AT&T said the FCC was proposing mobile speed, latency and other metrics that were arbitrary and unworkable, lacking reliable data, even with new broadband deployment information from Form 477. While not taking the same bottom-line policy stands as AT&T, Windstream and the California PUC agreed (here and here) that the FCC still lacked sufficiently reliable mobile broadband data to include it in a granular Section 706 analysis.
Verizon said LTE availability was over 98.5 percent in 2014, up from 67.5 percent two years before. The FCC “should not manufacture new tests to justify a negative assessment” of the pace of broadband deployment, Verizon said. The commission should reject the notion that both fixed and mobile broadband options must be present to make a positive finding, Verizon, USTelecom and others said. Verizon also said the FCC shouldn't add new criteria “that are unnecessary or unreliable, such as latency and service quality.” NCTA said the notice “proposes to add even more complexity to a report that already includes arbitrary metrics that seem designed to preclude a meaningful assessment of the marketplace and the services that consumers actually purchase and use.” Citing a raft of wireless industry growth statistics, CTIA said mobile broadband deployment is reasonable and timely “by any measure.”
Adtran said the FCC appeared to be asking the wrong question. “Instead of asking whether we are making timely and reasonable progress towards the goal of ubiquitous broadband, it appears -- like the kids in the back seat on a car trip -- merely to be asking ‘are we there yet?’” Adtran said. “This problem is exacerbated by the fact that the Commission has adopted a forward-looking goal in defining 'advanced services,' but looks backwards at historic data to see if we have reached that goal.” Free State Foundation President Randolph May and Senior Fellow Seth Cooper said the current FCC has a “conflict of interest” because it wanted to use negative 706 findings to justify further regulation, leading it to redefine what constitutes broadband deployment. “Agency conclusions dependent on repeatedly moving goalposts lack analytical credibility -- and they diminish the agency’s credibility,” they said.
But the Competitive Carriers Association said the FCC should find that ATC isn't being deployed fast enough and take steps to speed it up. Mobile broadband should be included in the assessment but with a lower speed benchmark and without latency or service consistency standards, CCA said. U.S. Cellular said ATC should be defined to include both fixed and mobile broadband. “If the Commission includes mobile broadband in its Section 706 analysis, and reaches the likely determination that mobile broadband currently is not being deployed in a reasonable and timely manner, then the Commission will have a statutory mandate to take action to promote mobile broadband deployment,” it said. Fixed and mobile broadband are not substitutes for each other, Public Knowledge said.

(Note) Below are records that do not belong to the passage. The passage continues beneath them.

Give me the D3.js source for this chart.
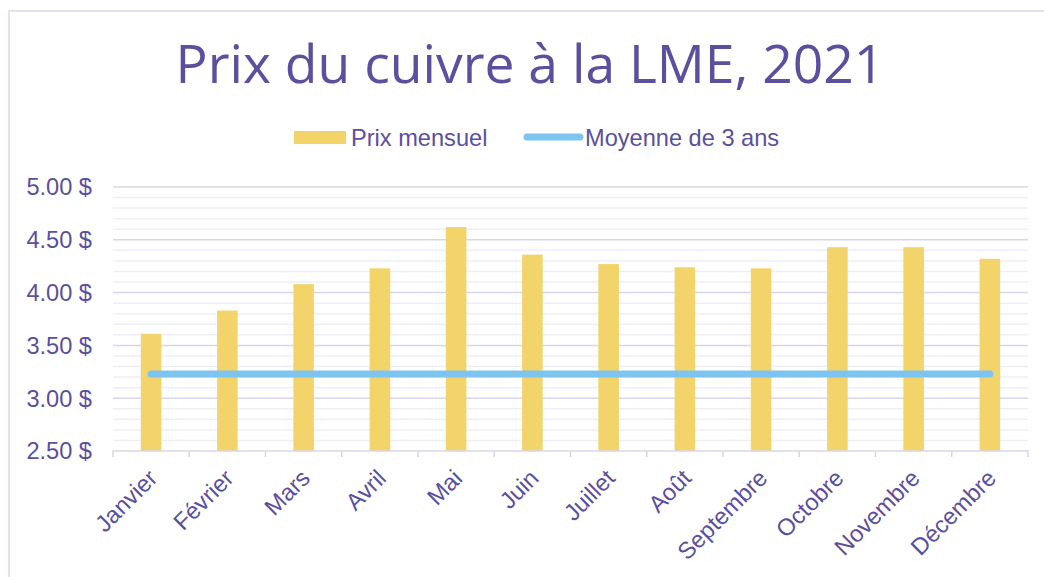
<!DOCTYPE html>
<html>
<head>
<meta charset="utf-8">
<script src="https://cdn.jsdelivr.net/npm/d3@7"></script>
<style>
  body { margin: 0; background: #fff; }
  text { fill: #5b4f9e; }
</style>
</head>
<body>
<div id="chart"></div>
<script>
// DATA
const months = ["Janvier", "Février", "Mars", "Avril", "Mai", "Juin", "Juillet", "Août", "Septembre", "Octobre", "Novembre", "Décembre"];
const prixMensuel = [3.61, 3.83, 4.08, 4.23, 4.62, 4.36, 4.27, 4.24, 4.23, 4.43, 4.43, 4.32];
const moyenne3ans = [3.23, 3.23, 3.23, 3.23, 3.23, 3.23, 3.23, 3.23, 3.23, 3.23, 3.23, 3.23];
const yTicks = [2.5, 3.0, 3.5, 4.0, 4.5, 5.0];
const legendLabels = ["Prix mensuel", "Moyenne de 3 ans"];
const title = "Prix du cuivre à la LME, 2021";

const width = 1044, height = 577;
const margin = {top: 187, right: 16, bottom: 126, left: 113};
const barColor = "#f2d46b";
const lineColor = "#7dc4f0";
const labelFont = "'Liberation Sans', Arial, sans-serif";
const labelSize = "23.6px";

const svg = d3.select("#chart")
  .append("svg")
  .attr("width", width)
  .attr("height", height);

// border of the chart area
svg.append("rect")
  .attr("x", 9).attr("y", 11)
  .attr("width", width + 20).attr("height", height + 20)
  .attr("fill", "none")
  .attr("stroke", "#dcd8ec")
  .attr("stroke-width", 1.5);

// SCALES
const xScale = d3.scaleBand()
  .domain(months)
  .range([margin.left, width - margin.right])
  .padding(0);

const yScale = d3.scaleLinear()
  .domain([2.5, 5.0])
  .range([height - margin.bottom, margin.top]);

// minor gridlines
const minorTicks = d3.range(25, 51).map(d => d / 10).filter(d => Math.round(d * 10) % 5 !== 0);
svg.append("g")
  .selectAll("line")
  .data(minorTicks)
  .join("line")
  .attr("x1", margin.left).attr("x2", width - margin.right)
  .attr("y1", d => yScale(d)).attr("y2", d => yScale(d))
  .attr("stroke", "#efeef6")
  .attr("stroke-width", 1.5);

// major gridlines
svg.append("g")
  .selectAll("line")
  .data(yTicks.filter(d => d > 2.5))
  .join("line")
  .attr("x1", margin.left).attr("x2", width - margin.right)
  .attr("y1", d => yScale(d)).attr("y2", d => yScale(d))
  .attr("stroke", "#d9d5e9")
  .attr("stroke-width", 1.5);

// y labels
svg.append("g")
  .selectAll("text")
  .data(yTicks)
  .join("text")
  .attr("x", 92)
  .attr("y", d => yScale(d))
  .attr("dy", "0.36em")
  .attr("text-anchor", "end")
  .style("font-family", labelFont)
  .style("font-size", labelSize)
  .text(d => d.toFixed(2) + " $");

// BARS
const barW = xScale.bandwidth() * 0.27;
svg.append("g")
  .selectAll("rect")
  .data(prixMensuel)
  .join("rect")
  .attr("x", (d, i) => xScale(months[i]) + xScale.bandwidth() / 2 - barW / 2)
  .attr("y", d => yScale(d))
  .attr("width", barW)
  .attr("height", d => yScale(2.5) - yScale(d))
  .attr("fill", barColor);

// x axis
const xAxis = d3.axisBottom(xScale).tickSize(6).tickFormat("");
const xAxisGroup = svg.append("g")
  .attr("transform", `translate(0, ${yScale(2.5)})`)
  .call(xAxis);
xAxisGroup.select(".domain").attr("stroke", "#d9d5e9").attr("stroke-width", 1.5)
  .attr("d", `M${margin.left},6V0H${width - margin.right}V6`);
// ticks on band boundaries
xAxisGroup.selectAll(".tick").remove();
xAxisGroup.selectAll("line.bound")
  .data(months.slice(1))
  .join("line")
  .attr("class", "bound")
  .attr("x1", d => xScale(d)).attr("x2", d => xScale(d))
  .attr("y1", 0).attr("y2", 6)
  .attr("stroke", "#d9d5e9")
  .attr("stroke-width", 1.5);

// x labels
svg.append("g")
  .selectAll("text")
  .data(months)
  .join("text")
  .attr("transform", d => `translate(${xScale(d) + xScale.bandwidth() / 2 - 4}, ${yScale(2.5) + 17}) rotate(-45)`)
  .attr("text-anchor", "end")
  .attr("dy", "0.7em")
  .style("font-family", labelFont)
  .style("font-size", labelSize)
  .text(d => d);

// LINE
const avgLine = d3.line()
  .x((d, i) => xScale(months[i]) + xScale.bandwidth() / 2)
  .y(d => yScale(d));

svg.append("path")
  .datum(moyenne3ans)
  .attr("d", avgLine)
  .attr("fill", "none")
  .attr("stroke", lineColor)
  .attr("stroke-width", 7)
  .attr("stroke-linecap", "round");

// TITLE
const titleText = svg.append("text")
  .attr("x", 530)
  .attr("y", 83)
  .attr("text-anchor", "middle")
  .style("font-family", "'Open Sans', sans-serif")
  .style("font-weight", 400)
  .style("font-size", "50px")
  .text(title);
// fit title width to about 709px
const tw = titleText.node().getComputedTextLength();
titleText.style("font-size", (50 * 709 / tw) + "px");

// LEGEND
const legend = svg.append("g").style("font-family", labelFont).style("font-size", labelSize);
legend.append("rect")
  .attr("x", 294).attr("y", 131)
  .attr("width", 52).attr("height", 13)
  .attr("fill", barColor);
legend.append("text")
  .attr("x", 351).attr("y", 137.5)
  .attr("dy", "0.36em")
  .text(legendLabels[0]);
legend.append("line")
  .attr("x1", 527).attr("x2", 580)
  .attr("y1", 137).attr("y2", 137)
  .attr("stroke", lineColor)
  .attr("stroke-width", 7)
  .attr("stroke-linecap", "round");
legend.append("text")
  .attr("x", 585).attr("y", 137.5)
  .attr("dy", "0.36em")
  .text(legendLabels[1]);
</script>
</body>
</html>
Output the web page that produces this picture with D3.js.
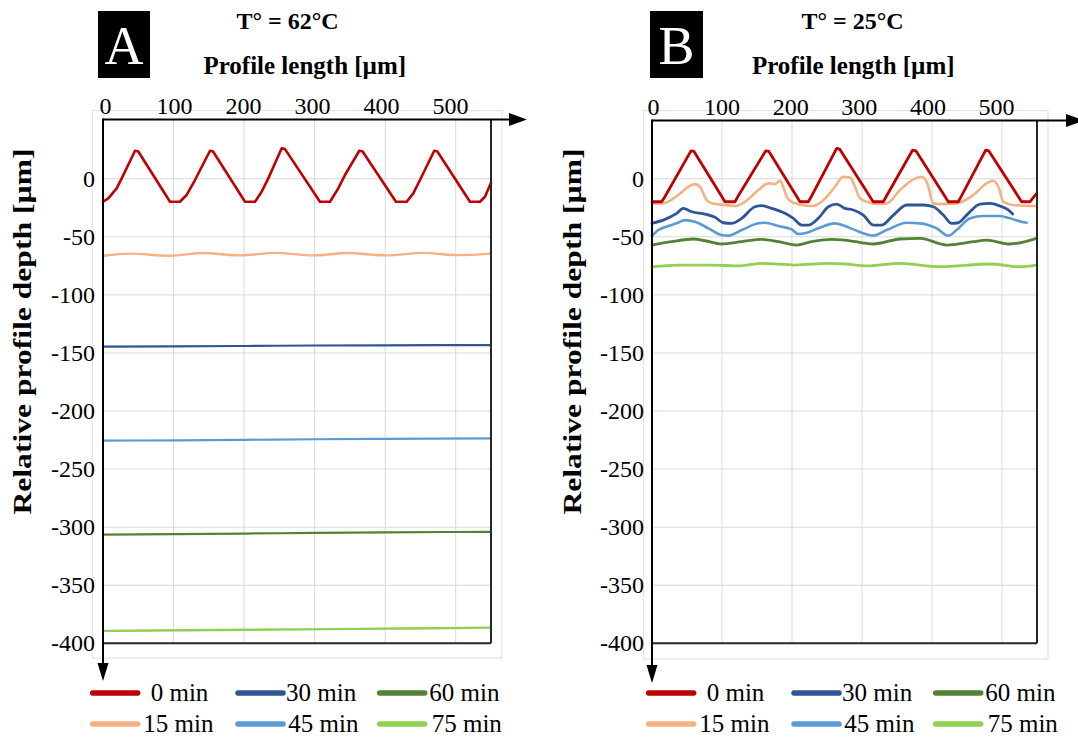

NTCA, WTA, the Eastern Rural Telecom Association and the National Exchange Carrier Association agreed fixed and mobile broadband are complementary, not substitute, services. They urged the FCC to adopt rate-of-return USF changes to help spur broadband in high-cost areas and close the rural/urban divide -- and in a sustainable way. Deere & Company called on the FCC to make deployment of broadband to rural and agricultural areas a priority, with wireless the superior technology.